The historic Supreme Court judgment which on Friday allowed women of all ages to enter Lord Ayyappa temple in Sabarimala in Kerala, has left the temple tantris (priests) and those associated with it by tradition disappointed.
They plan to file a review petition against the verdict that came after 12 years of legal battle and nearly a month ahead of the annual pilgrimage that starts in November.
Expressing disappointment, temple tantri (chief priest) K. Rajeevaru said: "While I will respect the court's directive, I wish tradition and culture is allowed to continue.
"The Travancore Devasom Board (TDB) will decide on the appeal challenging today's decision, only after a discussion."
On whether the temple will allow women from all age groups to come for the annual pilgrimage when it opens for the two-month long season in November, he said he did not know "how it would be managed this time".
"As of now, what I can say is at present there are no facilities that are there and now the TDB will have to do the needful," Rajeevaru added.
Until now according to the rule of the temple located on a hilltop in Pathanamthitta district, about 130 km from the state capital, has remained closed to women in the age group of 10 to 50 years.
State Minister for Devasoms (a watchdog body of temples which oversees the functioning of all the Devasom Boards in Kerala), K.Surendran said: "This has been a long standing legal battle both in the Kerala High Court and now Supreme Court."
"The state government has nothing to do as it is the TDB which has to see that the directive is followed," the senior leader from Communist Party of India-Marxist party said.
Over the years, the Left government has always been for opening the temple doors to all women.
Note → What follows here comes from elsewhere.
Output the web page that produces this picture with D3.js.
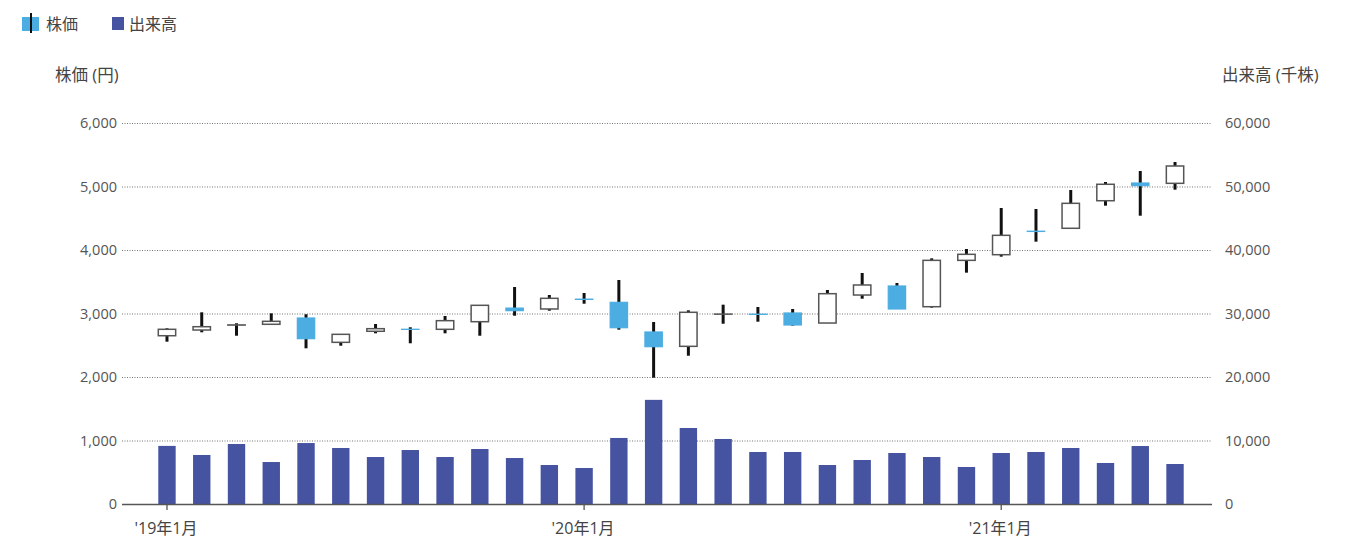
<!DOCTYPE html>
<html><head><meta charset="utf-8">
<script src="https://cdn.jsdelivr.net/npm/d3@7"></script>
<style>
body{margin:0;background:#fff;}
svg text{font-family:"Open Sans","Noto Sans CJK JP",sans-serif;}
</style></head><body>
<svg id="c" width="1355" height="538"></svg>
<script>
const months = ["2019-01","2019-02","2019-03","2019-04","2019-05","2019-06","2019-07","2019-08","2019-09","2019-10","2019-11","2019-12",
"2020-01","2020-02","2020-03","2020-04","2020-05","2020-06","2020-07","2020-08","2020-09","2020-10","2020-11","2020-12",
"2021-01","2021-02","2021-03","2021-04","2021-05","2021-06"];
const open  = [2650,2740,2818,2830,2929,2546,2720,2752,2751,2871,3085,3071,3226,3176,2709,2483,2990,2989,3008,2850,3291,3433,3107,3837,3926,4296,4342,4776,5055,5050];
const close = [2751,2792,2820,2877,2603,2672,2761,2750,2887,3129,3045,3239,3222,2776,2477,3019,2990,2986,2819,3312,3449,3071,3837,3932,4231,4292,4735,5035,5013,5323];
const high  = [2767,3019,2846,3003,2988,2672,2835,2783,2961,3130,3417,3291,3323,3528,2866,3050,3139,3102,3071,3370,3638,3480,3869,4016,4661,4646,4945,5071,5244,5386];
const low   = [2556,2704,2650,2830,2452,2493,2688,2531,2688,2650,2965,3044,3154,2745,1989,2335,2839,2871,2808,2850,3233,3071,3092,3643,3895,4131,4342,4698,4540,4950];
const volume = [9150,7720,9450,6610,9600,8820,7400,8500,7400,8660,7240,6140,5670,10400,16400,11970,10240,8190,8190,6140,6930,8030,7400,5830,8030,8190,8820,6460,9130,6300];
const priceTicks = [0,1000,2000,3000,4000,5000,6000];
const volumeTicks = [0,10000,20000,30000,40000,50000,60000];
const xTickMonths = ["2019-01","2020-01","2021-01"];
const xTickLabels = ["'19年1月","'20年1月","'21年1月"];

const upColor = "#ffffff", downColor = "#4cade2", volColor = "#4553a1";
const svg = d3.select("#c");
const L = 122, R = 1212, T = 123, B = 504;

const x = d3.scaleBand().domain(months).range([149.6, 1192.4]).paddingInner(0.5).paddingOuter(0.25);
const yP = d3.scaleLinear().domain([0,6000]).range([B,T]);
const yV = d3.scaleLinear().domain([0,60000]).range([B,T]);
const fmt = d3.format(",");

// grid
svg.append("g").selectAll("line").data(priceTicks.filter(d=>d>0)).join("line")
  .attr("x1",L).attr("x2",R).attr("y1",d=>yP(d)+0.5).attr("y2",d=>yP(d)+0.5)
  .attr("stroke","#777").attr("stroke-width",1).attr("stroke-dasharray","1,1.5");

// left axis labels
const gl = svg.append("g").attr("transform",`translate(${L},0)`)
  .call(d3.axisLeft(yP).tickValues(priceTicks).tickFormat(fmt).tickSize(0).tickPadding(5));
gl.select(".domain").remove();
gl.selectAll("text").attr("fill","#555").attr("font-size",14.5).attr("font-family","'Open Sans',sans-serif");

const gr = svg.append("g").attr("transform",`translate(${R},0)`)
  .call(d3.axisRight(yV).tickValues(volumeTicks).tickFormat(fmt).tickSize(0).tickPadding(13));
gr.select(".domain").remove();
gr.selectAll("text").attr("fill","#555").attr("font-size",14.5).attr("font-family","'Open Sans',sans-serif");

// volume bars
const bw = x.bandwidth();
svg.append("g").selectAll("rect").data(months).join("rect")
  .attr("x",(d)=>x(d)).attr("width",bw)
  .attr("y",(d,i)=>yV(volume[i])).attr("height",(d,i)=>B-yV(volume[i]))
  .attr("fill",volColor);

// x axis
const cx = d=> x(d)+bw/2;
const gx = svg.append("g").attr("transform",`translate(0,${B})`);
gx.append("line").attr("x1",L).attr("x2",R).attr("y1",0.5).attr("y2",0.5).attr("stroke","#555").attr("stroke-width",1.5);
gx.selectAll("line.t").data(xTickMonths).join("line").attr("class","t")
  .attr("x1",d=>cx(d)).attr("x2",d=>cx(d)).attr("y1",0).attr("y2",6).attr("stroke","#555").attr("stroke-width",1.3);
gx.selectAll("text").data(xTickLabels).join("text")
  .attr("x",(d,i)=>cx(xTickMonths[i])-1).attr("y",30).attr("text-anchor","middle")
  .attr("fill","#444").attr("font-size",16).text(d=>d);

// candles
const cg = svg.append("g").selectAll("g").data(months).join("g");
cg.append("line").attr("x1",d=>cx(d)).attr("x2",d=>cx(d))
  .attr("y1",(d,i)=>yP(high[i])).attr("y2",(d,i)=>yP(low[i]))
  .attr("stroke","#111").attr("stroke-width",3);
cg.append("rect")
  .attr("x",d=>x(d)).attr("width",bw)
  .attr("y",(d,i)=>yP(Math.max(open[i],close[i])))
  .attr("height",(d,i)=>Math.max(0.01, Math.abs(yP(open[i])-yP(close[i]))))
  .attr("fill",(d,i)=>close[i]>=open[i]?upColor:downColor)
  .attr("stroke",(d,i)=>close[i]>=open[i]?"#555":downColor)
  .attr("stroke-width",(d,i)=>close[i]>=open[i]?1.5:1.2);

// axis titles
svg.append("text").attr("x",55).attr("y",81).attr("fill","#444").attr("font-size",16.5).text("株価 (円)");
svg.append("text").attr("x",1222).attr("y",81).attr("fill","#444").attr("font-size",16.5).text("出来高 (千株)");

// legend
const lg = svg.append("g");
lg.append("rect").attr("x",22).attr("y",17).attr("width",17).attr("height",14).attr("fill",downColor);
lg.append("line").attr("x1",31).attr("x2",31).attr("y1",13).attr("y2",33).attr("stroke","#111").attr("stroke-width",2);
lg.append("text").attr("x",46).attr("y",30).attr("fill","#444").attr("font-size",16).text("株価");
lg.append("rect").attr("x",112).attr("y",17).attr("width",12).attr("height",13).attr("fill",volColor);
lg.append("text").attr("x",129).attr("y",30).attr("fill","#444").attr("font-size",16).text("出来高");
</script>
</body></html>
TDB President A. Padmakumar said that they were now duty-bound to see that the directive of the apex court is put into practice.
"We will now speak with the state government to see what needs to be done. The long legal battle is over now," said Padmakumar.
Spokesperson of the Pandalam Royal Family, which has an integral role in the affairs of the Sabarimala temple, Sasikumar Varma said the palace was disappointed with the verdict
All the jewels of the temple is stored in the Pandalam Palace.
"Just by a verdict, the century old traditions of Sabarimala has been changed and that's very sad. Every religious place has its own traditions and culture that is practiced for its own reasons," said the palace spokesperson.
"If you look, devotees enter mosque with their footwear, but it does not happen in temples. Just like that, Sabarimala temple has its own traditions -- one of which is that all pilgrims who come to the temple undergo a 41 day penance, and that should not be forgotten," said Varma.
Meanwhile, Rahul Eashwaran, a family member of the Sabarimala tantri, said that they were deeply saddened by the verdict and would file a review petition.
"Various Hindu organisations will now get together and conduct special prayer sessions. We have time till October 16 to file a review petition which would be done after discussing with all.
"This is not a balanced judgement and Article 25 of the Constitution has been overlooked," said Eashwaran.
P. Geetha, a teacher by profession and a popular face in TV debates batting for gender equality, said that she welcomed the judgement.
"It's understandable that people like Eashwaran oppose this and it's quite natural. The verdict is welcome and now all those women who wish to visit the temple can do so now," said Geetha.
Although she added that she did not expect the coming season from November to see a big flow of women devotees, as all along till now they were told that it was out of bound for women.